As for content, Nation to Nation says that it is about the treaty relationship between the Native Americans and the US government, and it does not lie. It is a collection of essays from both Native and non-Native authors, each focusing on a particular part of treaty history. The main narratives focus on treaty content and meaning, so there is a lot of legal and quasi-legal analysis, but this discussion is often broadened to look at the social and historical effects that treaties had on the people who made them and on us today. Most people don't realize this, but treaties made with other nations are on par with federal statutes and supersede state laws, and this includes treaties with Native Nations. And, although the US basically ignored its treaty obligations for most of the last couple of centuries, many of these treaties are still technically the law and are still being argued in courts.
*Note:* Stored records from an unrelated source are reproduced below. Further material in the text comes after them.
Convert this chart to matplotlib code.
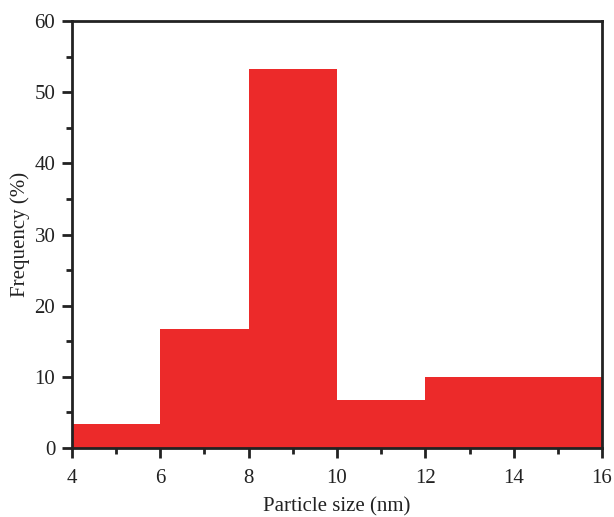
import matplotlib.pyplot as plt
from matplotlib.ticker import MultipleLocator

plt.rcParams['font.family'] = ['Liberation Serif', 'DejaVu Serif']

# histogram bins (nm) and frequency (%)
bin_left = [4, 6, 8, 10, 12, 14]
bin_width = 2
frequency = [3.4, 16.7, 53.3, 6.7, 10.0, 10.0]

fig = plt.figure(figsize=(6.14, 5.17), dpi=100)
ax = fig.add_axes([72 / 614, 69 / 517, 530 / 614, 427 / 517])

ax.bar(bin_left, frequency, width=bin_width, align='edge',
       color='#EC2A2A', edgecolor='none', linewidth=0)

ax.set_xlim(4, 16)
ax.set_ylim(0, 60)
ax.xaxis.set_major_locator(MultipleLocator(2))
ax.xaxis.set_minor_locator(MultipleLocator(1))
ax.yaxis.set_major_locator(MultipleLocator(10))
ax.yaxis.set_minor_locator(MultipleLocator(5))
ax.tick_params(which='major', direction='out', length=7, width=2,
               labelsize=15, colors='#222222')
ax.tick_params(axis='x', which='major', pad=8)
ax.tick_params(axis='y', which='major', pad=5)
ax.tick_params(which='minor', direction='out', length=4, width=2,
               colors='#222222')
for s in ax.spines.values():
    s.set_linewidth(2)
    s.set_color('#222222')

ax.set_xlabel('Particle size (nm)', fontsize=15, color='#222222', labelpad=7)
ax.set_ylabel('Frequency (%)', fontsize=15, color='#222222', labelpad=3)

plt.savefig('out.png', dpi=100)
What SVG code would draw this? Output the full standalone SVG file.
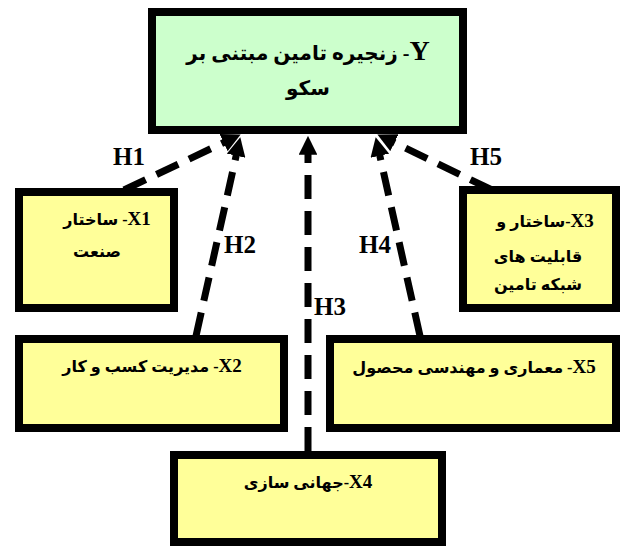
<svg xmlns="http://www.w3.org/2000/svg" width="623" height="546" viewBox="0 0 623 546">
<style>
.box{stroke:#000;stroke-width:8}
.y{fill:#CCFFCC}
.x{fill:#FFFF99}
.t{font-family:"Liberation Serif","DejaVu Sans",serif;font-weight:bold;fill:#000;text-anchor:middle;direction:rtl;font-size:16px}
.ty{font-size:20px}
.lat{font-family:"Liberation Serif",serif;font-size:19px}
.laty{font-family:"Liberation Serif",serif;font-size:28px}
.lbl{font-family:"Liberation Serif",serif;font-weight:bold;font-size:25px;fill:#000;text-anchor:middle}
.c{fill:none;stroke:#000;stroke-width:7;stroke-dasharray:24 12}
</style>
<defs>
<marker id="ah" viewBox="0 0 10 10" refX="2" refY="5" markerWidth="2.7" markerHeight="2.7" orient="auto" markerUnits="strokeWidth">
<path d="M0,0 L10,5 L0,10 z" fill="#000"/>
</marker>
</defs>
<g id="connectors">
<path class="c" d="M124,190 L227,141" marker-end="url(#ah)"/>
<path class="c" d="M196,336 L237,152" marker-end="url(#ah)"/>
<path class="c" d="M308,451 L308,151" marker-end="url(#ah)"/>
<path class="c" d="M420,336 L379,152" marker-end="url(#ah)"/>
<path class="c" d="M492,190 L391,141" marker-end="url(#ah)"/>
</g>
<g id="labels">
<text class="lbl" x="129" y="165">H1</text>
<text class="lbl" x="240" y="253">H2</text>
<text class="lbl" x="330" y="315">H3</text>
<text class="lbl" x="375" y="253">H4</text>
<text class="lbl" x="486" y="165">H5</text>
</g>
<g id="Y">
<rect class="box y" x="152" y="12" width="311" height="118"/>
<text class="t ty" x="308" y="60"><tspan class="laty">Y</tspan>- زنجیره تامین مبتنی بر</text>
<text class="t ty" x="308" y="95">سکو</text>
</g>
<g id="X1">
<rect class="box x" x="19" y="192" width="155" height="116"/>
<text class="t" x="107" y="225"><tspan class="lat">X1</tspan>- ساختار</text>
<text class="t" x="97" y="257">صنعت</text>
</g>
<g id="X3">
<rect class="box x" x="463" y="190" width="153" height="118"/>
<text class="t" x="545" y="227"><tspan class="lat">X3</tspan>-ساختار و</text>
<text class="t" x="538" y="262">قابلیت های</text>
<text class="t" x="538" y="290">شبکه تامین</text>
</g>
<g id="X2">
<rect class="box x" x="19" y="339" width="265" height="89"/>
<text class="t" x="152" y="372"><tspan class="lat">X2</tspan>- مدیریت کسب و  کار</text>
</g>
<g id="X5">
<rect class="box x" x="330" y="339" width="286" height="89"/>
<text class="t" x="474" y="373"><tspan class="lat">X5</tspan>- معماری و مهندسی محصول</text>
</g>
<g id="X4">
<rect class="box x" x="174" y="455" width="268" height="87"/>
<text class="t" x="308" y="488"><tspan class="lat">X4</tspan>-جهانی سازی</text>
</g>
</svg>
One of the most interesting things that I learned from Nation to Nation was how sacred Native people hold their treaties. You'd think, because these treaties commemorated huge losses of lands and other misfortunes, that Native Americans would be less than enthusiastic about them. However, for being very much between a rock and a hard place (even those in favor of treating Native Americans with dignity and respect only advocated paying for land rather than just taking it; they never considered allowing the tribes to actually keep the land), the Native signatories were able to accomplish some very impressive things in these documents. First and foremost, treaties treat Native Nations as sovereign nations, which is a huge deal, especially now that the courts have stopped ignoring these parts of the treaties. Second, they reserved the right to hunt, fish, and gather on ceded land. Since none of this is ever really taught, many people erroneously believe that the US government grants Native Americans "special rights" to hunt and fish outside of state regulation, when, in reality, the Nations simply never gave those rights up. A very practical reason why this topic should be better covered.
It should go without saying that this is not a happy book. Although it ends on a hopeful note for the future of Native/US relations and the recognition of treaty rights, it is a rough journey getting there. The relatively short history of Native/US relations is a history of ethnic cleansing, frequently slipping over into genocide. Again, this was not news to me, but to read about this in detail was a sobering experience. To know that people in the past tended to be racist and treated Native Americans poorly is not the same as watching a tribe dwindle from 20,000 members to about 800 in two pages and less than a decade, reading about the process of tribal "terminations" (which is exactly as horrifically dystopic as it sounds), or, after reading about a successful peace treaty negotiation, discovering that all the signing chiefs would be killed by US forces within months.
Since I received Nation to Nation as a GoodReads First Read book, I kept a little notebook near me as I was reading, intermittently writing down things that might make for an interesting review anecdote. Eventually, however, I realized that I was essentially just writing everything down, which sort of defeats the purpose. Even so, I have to share the tidbits that made me want to hit my head against a wall:
1) US politicians encouraged hunting the buffalo to extinction so that the Native Americans would be forced to become "civilized" farmers instead of hunters;
2) Native children were forced to go to boarding schools, where they were beaten for speaking their native language. The book mentions one man who eventually spoke several languages, but only stuttered in one: his native tongue. Because of the beatings;
3) Natives were marched to a reservation so that they could become civilized farmers. The reservation was on land that could not be farmed;
4) During the marches to reservations, soldiers raped the Native women. If a male family member stood in their way, they would kill him, and rape the woman. These rapist-murderers were in charge of civilizing the Native Americans;
5) Abraham Lincoln gave a speech to some chiefs in which he told them that red men were naturally more violent than white men. This was during the Civil War;
6) 1990s protests against treaty rights included throwing rocks, full beer cans, and pipebombs at Natives who were trying to fish. You could also buy bumper stickers that said "Save 2 Walleyes, Kill a Pregnant Squaw." The Nineteen Nineties.
7) Last but not least, in 1823, the Supreme Court officially set forth the Doctrine of Discovery, which states that land belongs to the first Christian European power that "discovers" it, and that native inhabitants are merely tenants because...magic God Incoherent mumbling No one knows. The chief justice based the ruling off of a book about colonial America. A book he wrote. A book he wrote "without the benefit of primary sources." Fun fact: this is still the law today.
In short, this history is one that should be known, and I think Nation to Nation makes it interesting and accessible, and the use of treaties to ground the discussion provides ample opportunities for historical, legal, and social analysis and education. It also does not shy away from the many horrors of this relationship, although I'm sure you could fill volumes with those sorts of stories, but still maintains a hopeful outlook, predicated on social change. I highly recommend it because there was so much that I didn't know.